In Native American culture, beans were one of the "Three Sisters" along with corn and squash - one of the oldest examples of "companion planting" in which plants are intermingled to the mutual benefit of each. Corn provides a natural pole for bean vines to climb. Beans fix nitrogen on their roots, improving the overall fertility of the soil. Low growing squash vines become a living mulch, crowding out weeds and preventing soil moisture from evaporating. A beautiful symbiotic relationship.

This year, Montavilla Farmers Market welcomes a new vendor of prepared beans. But not just any ordinary bean - A Better Bean. Combined with locally sourced ingredients in flavors like Refried Red Beans or Caribbean Style Black Beans. Free of preservatives and guaranteed to reinspire you incorporate more beans into your weekly diet. Read more about The Better Bean and the small business start up assistance they received from Portland Community College Recipe to Market Program

From Better Bean Proprietor, Keith Kullberg

1) What types of products do you specialize in? The Better Bean Company is pioneering freshly prepared beans as an alternative to canned beans. They come refrigerated like salsa not canned as so have a gourmet flavor that is not mushy and overcooked like canned beans and without the BPAs. We make Refried Red Beans, Refried Black Beans and a Caribbean Style Beans. We have a two step cooking process. We first boil the beans and then sauté them in central Oregon safflower oil and spices. The sautéing makes the same difference as barbecuing a steak vs boiling it in water and gives them the authentic flavor found south of the border. Our black beans come from Oregon’s Snake River Valley and our red beans from Idaho’s Magic Valley. We have additional product planned for the future.

2) What are your biggest challenges in operating a farm/business? And what makes it all worth it? The biggest challenge is creating customer awareness for a new product category. What makes it worth it is the smile on our customer’s faces when they taste how good beans can be.

3) What food policy issues do you think are critical to the future of agriculture in Oregon?

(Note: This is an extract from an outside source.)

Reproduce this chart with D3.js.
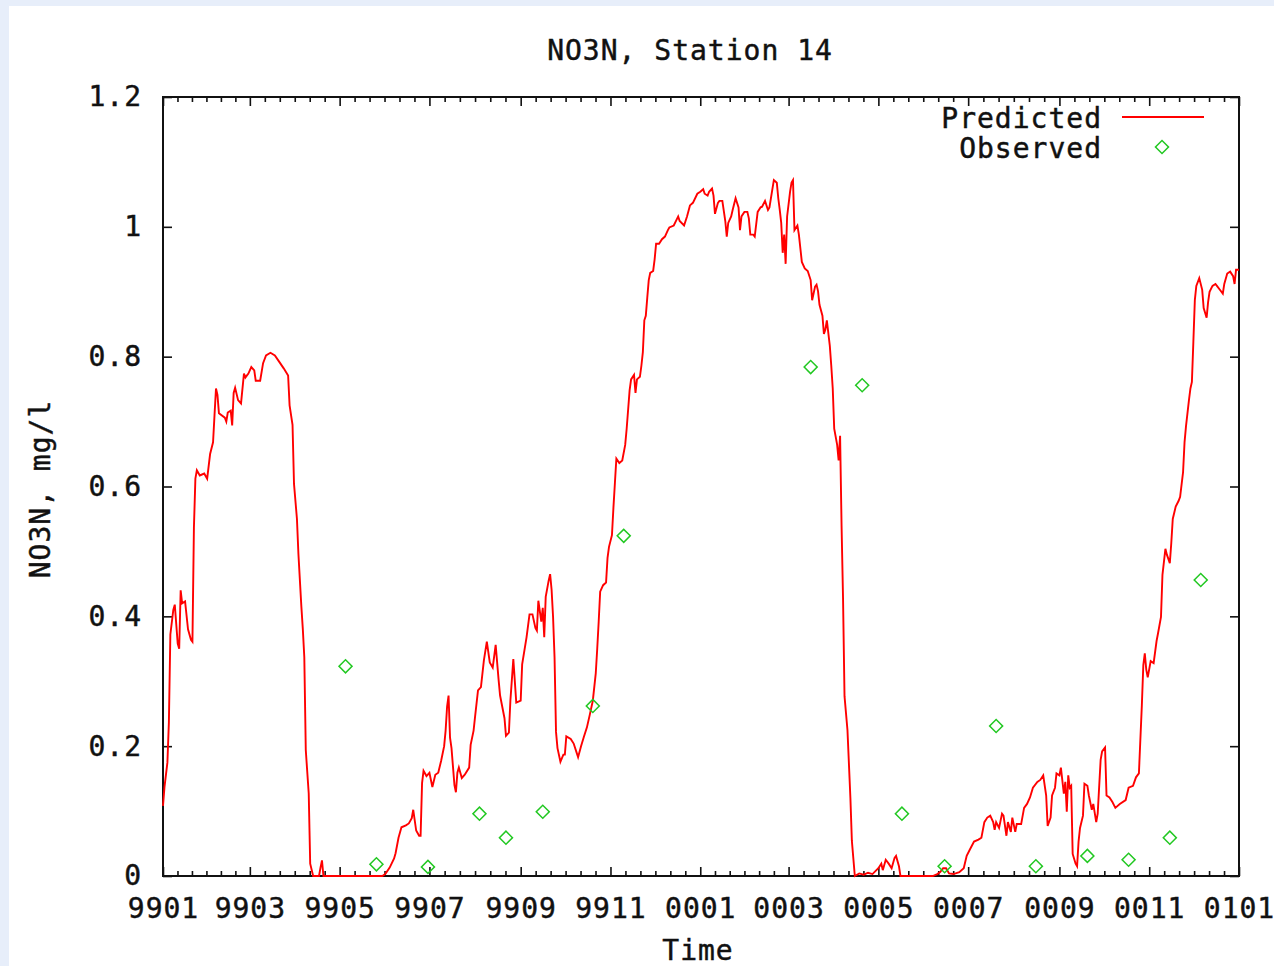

Supporting small family farms, non-GMO produce and preventing Monsanto from monopolizing farmers seed supply.

4) Why do you chose Montavilla Farmers Market to sell your products? We understand it is strongly supported and popular in the neighborhood. We think it is a progressive neighborhood and are looking forward to being part of the market.

5) Do you have a favorite cookbook that you cook from? I tend to invent new recipes.

6) What food/agriculture related book, magazine or movie would you recommend? Food Inc., Beans, a History by Ken Abala.

1 comment:

  1. I am absolutely hooked on their beans. And they have an awesome brand. I like making slow-cooked black bean burritos in pan with a little butter. Here's the scoop:

    The ingredients (in order):
    1 cup brown rice
    1 cup re-fried organic black Better Beans
    1/2 cup Tillamook medium cheddar
    2 tablespoons of salsa or Pace picante
    1 dash of paprika
    1 dash of black pepper
    Garnish with green onion or cilantro

    Grab a Mexican-style tortilla. Add the above ingredients and roll that sucker into a nice burrito. Add 1 tsp of butter to a skillet on medium. Heat for 15 minutes until golden brown. Flip it over and heat on low-med for another 10 minutes, or until golden-brown. Cut in half and serve on a plate. Deliciously hot.